Comme chaque année depuis sa création en 2008, le Festival Cineast offre une occasion rare de découvrir des films d’Europe centrale et orientale. De leur ancienne affiliation à l’Union soviétique, on ne trouve cependant aucune trace de nostalgie parmi les sept fictions en lice pour la compétition officielle. Pas même, dans les paysages, quelques monumentales statues faisant office d’iconic pictures (des clichés vintage que l’on trouvera, en revanche, dans I feel good de Gustave Kervern et Benoît Delépine). À l’Est, la table rase a bel et bien commencé, mais pour ne laisser place à aucun avenir radieux. Face aux difficultés économiques, la jeunesse rêve d’ailleurs, louche vers les pays occidentaux. En direction de la Finlande, pour le jeune ouvrier estonien de Take it or leave it (2018, Liina Trishkina-Vanhatalo). Vers la France et sa légion étrangère, pour les deux freluquets parcourant sans but la campagne tchécoslovaque (Winter flies, 2018, Olmo Omerzu). Vers la Hollande enfin, pour le fils prodigue de retour à Noël parmi les siens (Silent night, 2017, Piotr Domalewski). Des héros ordinaires tantôt déplacés au gré des délocalisations, tantôt errant sur la route du désœuvrement. Des drames sociaux, principalement, qui témoignent de l’effondrement de la cellule familiale. Car étonnamment, cette table rase ne se limite pas à l’ère soviétique, mais s’étend à d’autres structures historiques.
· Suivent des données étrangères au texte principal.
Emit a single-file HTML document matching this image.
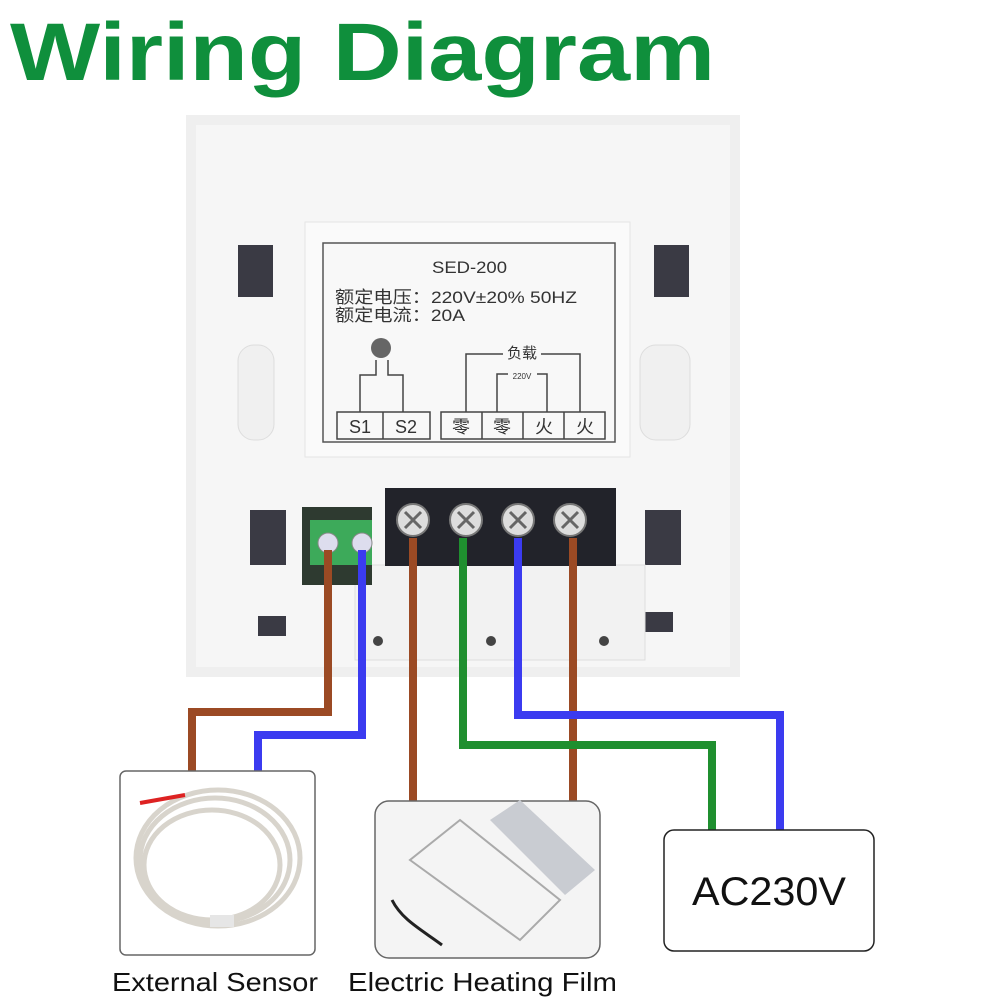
<!DOCTYPE html>
<html><head><meta charset="utf-8"><style>
body{margin:0;background:#fff;}
svg{display:block}
</style></head><body>
<svg width="1000" height="1000" viewBox="0 0 1000 1000" xmlns="http://www.w3.org/2000/svg">
<text x="10" y="80" font-family="Liberation Sans, sans-serif" font-weight="bold" font-size="82" fill="#0f8f3c" textLength="705" lengthAdjust="spacingAndGlyphs">Wiring Diagram</text>
<!-- panel -->
<rect x="186" y="115" width="554" height="562" fill="#efefef"/>
<rect x="196" y="125" width="534" height="542" fill="#f6f6f6"/>
<rect x="305" y="222" width="325" height="235" fill="#fafafa" stroke="#e4e4e4"/>
<rect x="323" y="243" width="292" height="199" fill="#f8f8f8" stroke="#555" stroke-width="1.5"/>
<!-- side slots -->
<rect x="238" y="245" width="35" height="52" fill="#3a3a44"/>
<rect x="654" y="245" width="35" height="52" fill="#3a3a44"/>
<rect x="238" y="345" width="36" height="95" rx="16" fill="#f0f0f0" stroke="#ddd"/>
<rect x="640" y="345" width="50" height="95" rx="16" fill="#f0f0f0" stroke="#ddd"/>
<rect x="250" y="510" width="36" height="55" fill="#3a3a44"/>
<rect x="645" y="510" width="36" height="55" fill="#3a3a44"/>
<rect x="258" y="616" width="28" height="20" fill="#3a3a44"/>
<rect x="645" y="612" width="28" height="20" fill="#3a3a44"/>
<!-- lower ledge -->
<rect x="355" y="565" width="290" height="95" fill="#f2f2f2" stroke="#ddd"/>
<circle cx="378" cy="641" r="5" fill="#444"/><circle cx="491" cy="641" r="5" fill="#444"/><circle cx="604" cy="641" r="5" fill="#444"/>
<!-- label -->
<g font-family="Liberation Sans, Noto Sans CJK SC, sans-serif" fill="#333">
<text x="432" y="273" font-size="17" textLength="75" lengthAdjust="spacingAndGlyphs">SED-200</text>
<text x="335" y="303" font-size="17" textLength="242" lengthAdjust="spacingAndGlyphs">额定电压：220V±20% 50HZ</text>
<text x="335" y="321" font-size="17" textLength="130" lengthAdjust="spacingAndGlyphs">额定电流：20A</text>
<text x="522" y="358" font-size="15" text-anchor="middle">负载</text>
<text x="522" y="379" font-size="8" text-anchor="middle">220V</text>
</g>
<g fill="none" stroke="#444" stroke-width="1.5">
<path d="M376 360V375H360V412M388 360V375H403V412"/>
<path d="M466 412V354H503M541 354H580V412"/>
<path d="M497 412V374H508M537 374H547V412"/>
<rect x="337" y="412" width="93" height="27"/>
<line x1="383" y1="412" x2="383" y2="439"/>
<rect x="441" y="412" width="164" height="27"/>
<line x1="482" y1="412" x2="482" y2="439"/><line x1="523" y1="412" x2="523" y2="439"/><line x1="564" y1="412" x2="564" y2="439"/>
</g>
<circle cx="381" cy="348" r="10" fill="#666"/>
<g font-family="Liberation Sans, Noto Sans CJK SC, sans-serif" font-size="18" fill="#333" text-anchor="middle">
<text x="360" y="433">S1</text><text x="406" y="433">S2</text>
<text x="461" y="433">零</text><text x="502" y="433">零</text><text x="544" y="433">火</text><text x="585" y="433">火</text>
</g>
<!-- terminal blocks -->
<rect x="302" y="507" width="70" height="78" fill="#2e3a30"/>
<rect x="310" y="520" width="62" height="45" fill="#3daa5a"/>
<circle cx="328" cy="543" r="10" fill="#dde" stroke="#888"/><circle cx="362" cy="543" r="10" fill="#dde" stroke="#888"/>
<rect x="385" y="488" width="231" height="78" fill="#22232a"/>
<g fill="#ddd" stroke="#777" stroke-width="2">
<circle cx="413" cy="520" r="16"/><circle cx="466" cy="520" r="16"/><circle cx="518" cy="520" r="16"/><circle cx="570" cy="520" r="16"/>
</g>
<g stroke="#666" stroke-width="3">
<path d="M405 512l16 16M421 512l-16 16M458 512l16 16M474 512l-16 16M510 512l16 16M526 512l-16 16M562 512l16 16M578 512l-16 16"/>
</g>
<!-- wires -->
<g fill="none" stroke-width="8" stroke-linejoin="miter">
<path d="M328 550V712H192V778" stroke="#9b4a24"/>
<path d="M362 550V735H258V778" stroke="#3b3bf0"/>
<path d="M413 538V802" stroke="#9b4a24"/>
<path d="M573 538V802" stroke="#9b4a24"/>
<path d="M463 538V745H712V832" stroke="#1f8f2f"/>
<path d="M518 538V715H780V832" stroke="#3b3bf0"/>
</g>
<!-- boxes -->
<rect x="120" y="771" width="195" height="184" rx="6" fill="#fff" stroke="#666" stroke-width="1.5"/>
<g fill="none" stroke="#d8d4cc" stroke-width="5">
<ellipse cx="215" cy="860" rx="75" ry="62"/><ellipse cx="212" cy="865" rx="68" ry="55"/><ellipse cx="218" cy="858" rx="82" ry="68"/>
</g>
<rect x="210" y="915" width="24" height="12" fill="#e6e6e6"/>
<path d="M140 803l45-8" stroke="#d22" stroke-width="4"/>
<rect x="375" y="801" width="225" height="157" rx="14" fill="#f4f4f4" stroke="#666" stroke-width="1.5"/>
<path d="M410 860l110 80 40-40-100-80z" fill="none" stroke="#aaa" stroke-width="2"/>
<path d="M490 820l30-20 75 70-30 25z" fill="#c9ccd2"/>
<path d="M392 900c10 20 30 30 50 45" fill="none" stroke="#222" stroke-width="3"/>
<rect x="664" y="830" width="210" height="121" rx="10" fill="#fff" stroke="#222" stroke-width="1.5"/>
<g font-family="Liberation Sans, sans-serif" fill="#111">
<text x="692" y="905" font-size="40" textLength="154" lengthAdjust="spacingAndGlyphs">AC230V</text>
<text x="112" y="991" font-size="26" textLength="206" lengthAdjust="spacingAndGlyphs">External Sensor</text>
<text x="348" y="991" font-size="26" textLength="269" lengthAdjust="spacingAndGlyphs">Electric Heating Film</text>
</g>
</svg>
</body></html>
La famille, qui était pour Aristote la première organisation politique, n’est pas hermétique au dehors. Elle est traversée par les logiques et les tensions qui agitent le monde ; l’un se reflète dans l’autre. Une « leçon » que l’on doit aux sagas familiales et historiques de Luchino Visconti (Senso, Rocco et ses frères, Le Guépard, etc.). Ici, les familles sont au bord de l’implosion. Pas même dans la très catholique Pologne de Silent night, on ne parvient à garder le sérieux à la lecture d’un cantique ; et cela, notamment, de la part des plus jeunes générations… Ce qui rassemble ces fictions, c’est l’écart, sinon la rupture générationnelle qui met en péril la cellule familiale. Les ados de Winter flies sont deux anges suspectés par des policiers, unique présence (répressive) des adultes dans ce film. Dans Take it or leave it, c’est un homme qui élève seul sa fille après la disparition de la mère… Jusqu’au jour où, mariée à un riche Suédois, celle-ci réapparaît pour demander la garde de l’enfant.
C’est dans Aga, de Miklos Lazarov, que la rupture générationnelle accède à une valeur générale, pour ne pas dire universelle. Le cinéaste bulgare a renoué pour l’occasion avec le cinéma anthropologique de Robert Flaherty, auquel il fait référence par le biais d’un personnage nommé Nanook. Il retrace, à son tour, les gestes quotidiens d’un couple âgé vivant de la pêche en Sibérie, parmi d’immenses étendues enneigées et hostiles. Les hommes et les animaux disparaissent en silence, pris dans un destin commun, atteints d’un même mal mystérieux. L’équilibre écologique est rompu, de même que les parents vieillissent seuls, loin de leurs progénitures travaillant en ville. C’est aussi le seul film dans lequel le réalisateur n’a pas oublié ce que le cinéma recèle de fantastique. Des légendes merveilleuses infiltrent la réalité, contrairement aux autres films qui restent agrippés au réel. De quoi enchanter un peu le monde, tout en sachant bien qu’il court à sa perte.